- _Provided entries_:
# # # # #

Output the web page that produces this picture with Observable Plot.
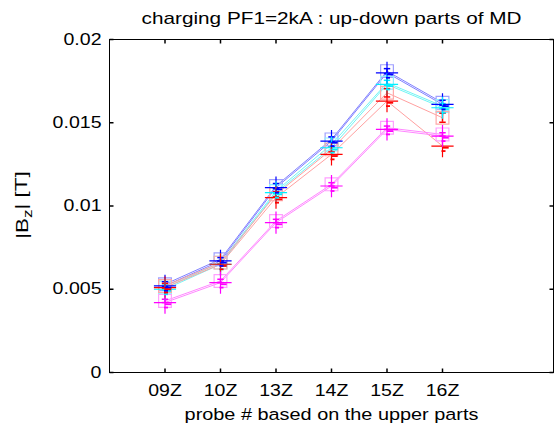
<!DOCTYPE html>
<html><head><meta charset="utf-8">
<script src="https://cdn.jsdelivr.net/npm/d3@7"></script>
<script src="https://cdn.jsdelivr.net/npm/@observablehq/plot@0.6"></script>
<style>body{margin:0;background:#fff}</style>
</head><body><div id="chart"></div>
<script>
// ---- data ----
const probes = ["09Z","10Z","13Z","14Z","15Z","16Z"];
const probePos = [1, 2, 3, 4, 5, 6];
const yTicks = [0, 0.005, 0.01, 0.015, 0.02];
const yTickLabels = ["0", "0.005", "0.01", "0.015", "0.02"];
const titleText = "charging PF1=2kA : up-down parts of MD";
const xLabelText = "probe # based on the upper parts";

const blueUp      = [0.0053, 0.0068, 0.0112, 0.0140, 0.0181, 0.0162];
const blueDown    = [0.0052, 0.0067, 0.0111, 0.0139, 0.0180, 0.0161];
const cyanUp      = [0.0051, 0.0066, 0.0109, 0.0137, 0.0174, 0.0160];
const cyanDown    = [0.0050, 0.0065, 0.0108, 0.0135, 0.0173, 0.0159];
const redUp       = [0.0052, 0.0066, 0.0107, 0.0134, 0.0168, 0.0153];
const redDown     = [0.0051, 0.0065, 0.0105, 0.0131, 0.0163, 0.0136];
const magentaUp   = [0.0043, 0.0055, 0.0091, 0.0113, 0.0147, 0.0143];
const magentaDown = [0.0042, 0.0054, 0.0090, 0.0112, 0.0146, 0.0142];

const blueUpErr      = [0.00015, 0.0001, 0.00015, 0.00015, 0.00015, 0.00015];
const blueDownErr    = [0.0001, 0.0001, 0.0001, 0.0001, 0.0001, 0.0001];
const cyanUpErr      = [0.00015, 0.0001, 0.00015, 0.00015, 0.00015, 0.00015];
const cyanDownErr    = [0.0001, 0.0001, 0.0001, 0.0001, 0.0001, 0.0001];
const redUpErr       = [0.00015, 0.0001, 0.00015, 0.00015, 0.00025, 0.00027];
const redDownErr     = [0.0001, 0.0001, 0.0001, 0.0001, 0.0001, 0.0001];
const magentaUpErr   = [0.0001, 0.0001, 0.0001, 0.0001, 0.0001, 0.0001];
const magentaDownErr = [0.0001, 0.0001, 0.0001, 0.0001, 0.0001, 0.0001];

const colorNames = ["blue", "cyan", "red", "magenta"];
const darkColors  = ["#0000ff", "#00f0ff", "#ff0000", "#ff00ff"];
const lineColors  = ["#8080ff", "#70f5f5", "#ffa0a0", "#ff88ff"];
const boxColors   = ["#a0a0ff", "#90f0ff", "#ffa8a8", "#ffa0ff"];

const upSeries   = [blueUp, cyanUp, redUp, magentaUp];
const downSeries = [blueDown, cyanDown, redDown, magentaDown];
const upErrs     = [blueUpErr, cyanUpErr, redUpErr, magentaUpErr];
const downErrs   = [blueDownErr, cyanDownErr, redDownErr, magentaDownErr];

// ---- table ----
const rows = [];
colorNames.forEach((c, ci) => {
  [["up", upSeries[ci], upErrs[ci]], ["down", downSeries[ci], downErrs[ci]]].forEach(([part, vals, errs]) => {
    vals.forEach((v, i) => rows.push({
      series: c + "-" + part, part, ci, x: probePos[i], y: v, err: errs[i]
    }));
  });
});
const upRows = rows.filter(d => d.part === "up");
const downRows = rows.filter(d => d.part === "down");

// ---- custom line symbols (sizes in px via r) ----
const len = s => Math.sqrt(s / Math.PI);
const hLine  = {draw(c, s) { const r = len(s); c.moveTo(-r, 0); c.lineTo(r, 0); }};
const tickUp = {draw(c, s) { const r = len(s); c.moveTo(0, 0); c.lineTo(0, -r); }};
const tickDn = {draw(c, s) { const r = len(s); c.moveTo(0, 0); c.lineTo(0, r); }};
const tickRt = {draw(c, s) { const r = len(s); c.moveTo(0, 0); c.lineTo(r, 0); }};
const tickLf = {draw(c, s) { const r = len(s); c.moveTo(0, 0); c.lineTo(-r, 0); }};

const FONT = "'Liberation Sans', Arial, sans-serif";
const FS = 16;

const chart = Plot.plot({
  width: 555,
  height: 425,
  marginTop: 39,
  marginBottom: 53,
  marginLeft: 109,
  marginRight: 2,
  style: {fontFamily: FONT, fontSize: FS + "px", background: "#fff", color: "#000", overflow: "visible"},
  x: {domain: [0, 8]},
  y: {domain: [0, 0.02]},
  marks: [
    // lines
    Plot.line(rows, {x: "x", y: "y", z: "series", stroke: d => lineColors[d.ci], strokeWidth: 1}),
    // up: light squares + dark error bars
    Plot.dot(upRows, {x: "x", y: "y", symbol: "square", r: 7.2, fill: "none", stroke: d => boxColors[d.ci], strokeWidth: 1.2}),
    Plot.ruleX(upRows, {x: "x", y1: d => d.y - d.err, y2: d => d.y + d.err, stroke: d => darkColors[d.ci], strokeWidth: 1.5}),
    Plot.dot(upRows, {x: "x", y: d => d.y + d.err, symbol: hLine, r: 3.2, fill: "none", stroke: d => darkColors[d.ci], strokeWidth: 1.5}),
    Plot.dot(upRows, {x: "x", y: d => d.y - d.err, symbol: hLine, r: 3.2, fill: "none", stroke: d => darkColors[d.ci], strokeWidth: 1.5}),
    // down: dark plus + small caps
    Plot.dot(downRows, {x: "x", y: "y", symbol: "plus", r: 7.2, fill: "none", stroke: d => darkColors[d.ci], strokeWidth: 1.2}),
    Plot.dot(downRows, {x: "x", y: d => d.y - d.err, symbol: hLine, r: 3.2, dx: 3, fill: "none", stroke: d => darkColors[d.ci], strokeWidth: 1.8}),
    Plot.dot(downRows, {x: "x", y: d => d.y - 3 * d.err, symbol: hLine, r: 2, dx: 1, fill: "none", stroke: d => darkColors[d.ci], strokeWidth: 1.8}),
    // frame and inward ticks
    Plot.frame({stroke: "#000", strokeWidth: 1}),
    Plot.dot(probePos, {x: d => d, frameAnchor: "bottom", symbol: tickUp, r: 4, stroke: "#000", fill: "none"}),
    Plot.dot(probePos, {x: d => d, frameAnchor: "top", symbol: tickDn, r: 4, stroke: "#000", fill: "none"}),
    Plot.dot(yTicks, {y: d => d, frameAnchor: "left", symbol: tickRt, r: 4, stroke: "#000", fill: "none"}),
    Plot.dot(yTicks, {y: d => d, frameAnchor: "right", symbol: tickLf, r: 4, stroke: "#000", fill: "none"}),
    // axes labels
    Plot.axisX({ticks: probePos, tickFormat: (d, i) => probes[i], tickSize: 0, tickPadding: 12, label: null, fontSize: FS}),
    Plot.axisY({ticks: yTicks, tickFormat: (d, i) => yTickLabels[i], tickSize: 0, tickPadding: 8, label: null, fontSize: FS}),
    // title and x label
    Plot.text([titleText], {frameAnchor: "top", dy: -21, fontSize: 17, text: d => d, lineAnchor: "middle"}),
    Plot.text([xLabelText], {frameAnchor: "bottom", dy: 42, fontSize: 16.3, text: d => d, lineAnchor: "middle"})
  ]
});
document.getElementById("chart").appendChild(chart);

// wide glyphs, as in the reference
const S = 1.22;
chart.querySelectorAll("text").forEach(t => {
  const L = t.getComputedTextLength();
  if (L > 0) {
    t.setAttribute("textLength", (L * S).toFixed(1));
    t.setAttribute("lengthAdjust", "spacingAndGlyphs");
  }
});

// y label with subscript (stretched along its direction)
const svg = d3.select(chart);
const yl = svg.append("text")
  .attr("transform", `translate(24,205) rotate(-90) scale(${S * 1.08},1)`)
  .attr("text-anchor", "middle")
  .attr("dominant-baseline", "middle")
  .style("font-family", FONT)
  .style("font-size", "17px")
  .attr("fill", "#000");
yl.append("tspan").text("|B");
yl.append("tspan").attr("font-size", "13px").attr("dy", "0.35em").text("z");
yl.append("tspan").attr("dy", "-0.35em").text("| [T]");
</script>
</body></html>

# # # # #

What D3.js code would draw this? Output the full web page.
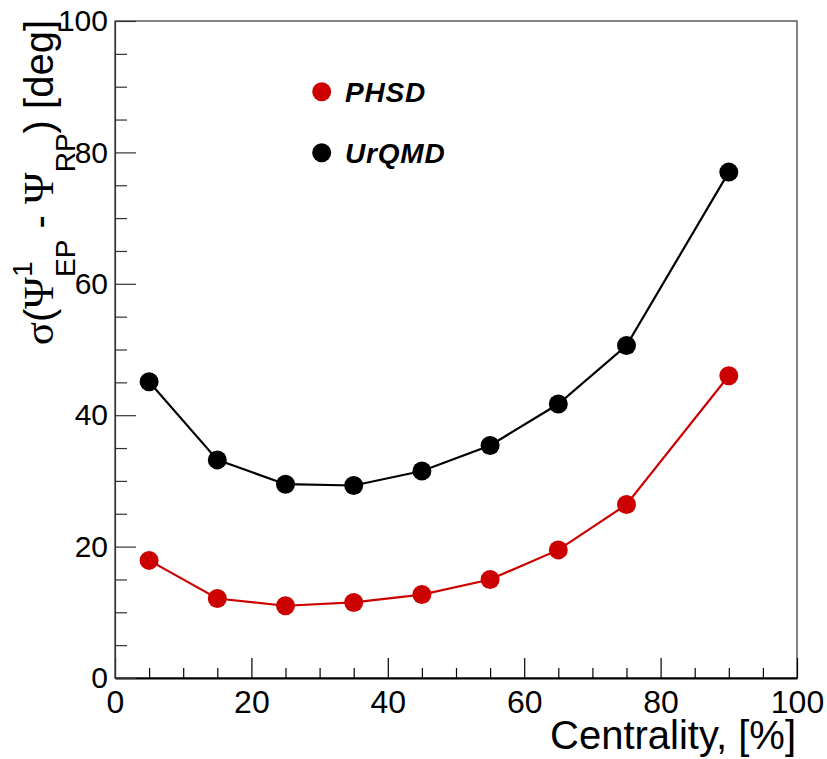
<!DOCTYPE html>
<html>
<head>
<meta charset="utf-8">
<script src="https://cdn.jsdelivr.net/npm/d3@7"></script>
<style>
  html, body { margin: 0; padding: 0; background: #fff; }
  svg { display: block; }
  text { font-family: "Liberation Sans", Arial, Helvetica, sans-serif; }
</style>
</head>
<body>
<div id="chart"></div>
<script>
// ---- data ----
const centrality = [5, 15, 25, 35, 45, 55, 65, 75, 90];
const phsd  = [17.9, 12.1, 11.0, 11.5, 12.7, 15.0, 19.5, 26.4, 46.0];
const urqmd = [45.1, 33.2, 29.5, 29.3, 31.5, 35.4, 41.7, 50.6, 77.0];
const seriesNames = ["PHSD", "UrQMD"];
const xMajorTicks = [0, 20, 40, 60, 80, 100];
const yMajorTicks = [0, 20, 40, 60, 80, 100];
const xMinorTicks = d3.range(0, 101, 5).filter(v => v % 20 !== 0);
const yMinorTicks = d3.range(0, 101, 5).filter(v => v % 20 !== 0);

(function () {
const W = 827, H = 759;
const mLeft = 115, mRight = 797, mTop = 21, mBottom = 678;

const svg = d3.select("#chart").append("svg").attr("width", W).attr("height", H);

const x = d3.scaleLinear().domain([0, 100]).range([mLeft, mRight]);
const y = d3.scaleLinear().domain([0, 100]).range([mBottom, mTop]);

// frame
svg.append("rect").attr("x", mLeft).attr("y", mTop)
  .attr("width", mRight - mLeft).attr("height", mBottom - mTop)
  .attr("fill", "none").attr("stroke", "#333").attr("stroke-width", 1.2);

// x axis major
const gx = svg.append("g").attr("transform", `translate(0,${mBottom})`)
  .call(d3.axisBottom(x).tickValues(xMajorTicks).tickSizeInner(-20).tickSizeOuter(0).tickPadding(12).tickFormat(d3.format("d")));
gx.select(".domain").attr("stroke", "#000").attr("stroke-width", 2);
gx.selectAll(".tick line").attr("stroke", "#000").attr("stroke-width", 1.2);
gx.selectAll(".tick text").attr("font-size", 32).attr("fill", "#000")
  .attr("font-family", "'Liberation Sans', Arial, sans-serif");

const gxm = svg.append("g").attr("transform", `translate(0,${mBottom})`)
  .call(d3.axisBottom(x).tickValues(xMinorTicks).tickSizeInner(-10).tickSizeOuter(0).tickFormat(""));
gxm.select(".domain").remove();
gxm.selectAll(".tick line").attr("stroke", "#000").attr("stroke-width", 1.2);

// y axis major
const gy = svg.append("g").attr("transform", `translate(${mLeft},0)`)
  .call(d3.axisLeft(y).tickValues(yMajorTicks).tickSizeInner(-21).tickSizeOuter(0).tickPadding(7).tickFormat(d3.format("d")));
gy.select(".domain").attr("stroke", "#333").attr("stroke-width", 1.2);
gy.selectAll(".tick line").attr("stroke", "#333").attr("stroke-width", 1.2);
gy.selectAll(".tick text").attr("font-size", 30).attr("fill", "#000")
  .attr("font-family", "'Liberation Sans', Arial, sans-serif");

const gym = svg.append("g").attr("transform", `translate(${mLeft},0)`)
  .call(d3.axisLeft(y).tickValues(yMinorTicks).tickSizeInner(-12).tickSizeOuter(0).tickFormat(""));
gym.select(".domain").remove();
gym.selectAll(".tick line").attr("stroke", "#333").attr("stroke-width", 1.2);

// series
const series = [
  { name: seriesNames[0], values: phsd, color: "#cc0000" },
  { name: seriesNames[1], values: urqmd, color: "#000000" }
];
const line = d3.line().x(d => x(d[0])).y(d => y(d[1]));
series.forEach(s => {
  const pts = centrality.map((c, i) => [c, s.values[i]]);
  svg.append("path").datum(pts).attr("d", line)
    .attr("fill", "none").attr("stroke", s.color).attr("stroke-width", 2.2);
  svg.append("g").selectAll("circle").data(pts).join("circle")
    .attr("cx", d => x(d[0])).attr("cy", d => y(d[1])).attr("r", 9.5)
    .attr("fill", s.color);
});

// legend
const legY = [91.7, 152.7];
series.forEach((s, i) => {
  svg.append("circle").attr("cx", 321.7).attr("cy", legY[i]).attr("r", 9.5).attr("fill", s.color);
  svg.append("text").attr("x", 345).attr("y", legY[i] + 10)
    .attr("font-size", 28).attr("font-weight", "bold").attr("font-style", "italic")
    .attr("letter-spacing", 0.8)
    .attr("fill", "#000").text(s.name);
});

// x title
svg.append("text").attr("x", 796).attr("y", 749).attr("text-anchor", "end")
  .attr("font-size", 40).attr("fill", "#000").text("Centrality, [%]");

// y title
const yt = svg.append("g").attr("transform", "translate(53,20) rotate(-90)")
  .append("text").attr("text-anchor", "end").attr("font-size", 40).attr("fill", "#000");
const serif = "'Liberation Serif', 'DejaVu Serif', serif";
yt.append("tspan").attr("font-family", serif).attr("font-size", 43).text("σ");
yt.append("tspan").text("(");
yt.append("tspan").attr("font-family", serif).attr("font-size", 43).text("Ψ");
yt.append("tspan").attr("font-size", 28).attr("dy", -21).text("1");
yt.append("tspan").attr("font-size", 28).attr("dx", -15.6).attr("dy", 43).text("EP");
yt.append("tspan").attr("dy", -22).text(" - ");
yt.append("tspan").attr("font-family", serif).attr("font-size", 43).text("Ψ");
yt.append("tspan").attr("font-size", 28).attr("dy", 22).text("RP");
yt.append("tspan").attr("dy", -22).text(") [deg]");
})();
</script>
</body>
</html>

# # # # #

Start at the line above containing "Output the web" and stop at the line containing "0.0112, 0.0146, 0.0142];": print those lines and everything between them exactly, but not the pictures.

Output the web page that produces this picture with Observable Plot.
<!DOCTYPE html>
<html><head><meta charset="utf-8">
<script src="https://cdn.jsdelivr.net/npm/d3@7"></script>
<script src="https://cdn.jsdelivr.net/npm/@observablehq/plot@0.6"></script>
<style>body{margin:0;background:#fff}</style>
</head><body><div id="chart"></div>
<script>
// ---- data ----
const probes = ["09Z","10Z","13Z","14Z","15Z","16Z"];
const probePos = [1, 2, 3, 4, 5, 6];
const yTicks = [0, 0.005, 0.01, 0.015, 0.02];
const yTickLabels = ["0", "0.005", "0.01", "0.015", "0.02"];
const titleText = "charging PF1=2kA : up-down parts of MD";
const xLabelText = "probe # based on the upper parts";

const blueUp      = [0.0053, 0.0068, 0.0112, 0.0140, 0.0181, 0.0162];
const blueDown    = [0.0052, 0.0067, 0.0111, 0.0139, 0.0180, 0.0161];
const cyanUp      = [0.0051, 0.0066, 0.0109, 0.0137, 0.0174, 0.0160];
const cyanDown    = [0.0050, 0.0065, 0.0108, 0.0135, 0.0173, 0.0159];
const redUp       = [0.0052, 0.0066, 0.0107, 0.0134, 0.0168, 0.0153];
const redDown     = [0.0051, 0.0065, 0.0105, 0.0131, 0.0163, 0.0136];
const magentaUp   = [0.0043, 0.0055, 0.0091, 0.0113, 0.0147, 0.0143];
const magentaDown = [0.0042, 0.0054, 0.0090, 0.0112, 0.0146, 0.0142];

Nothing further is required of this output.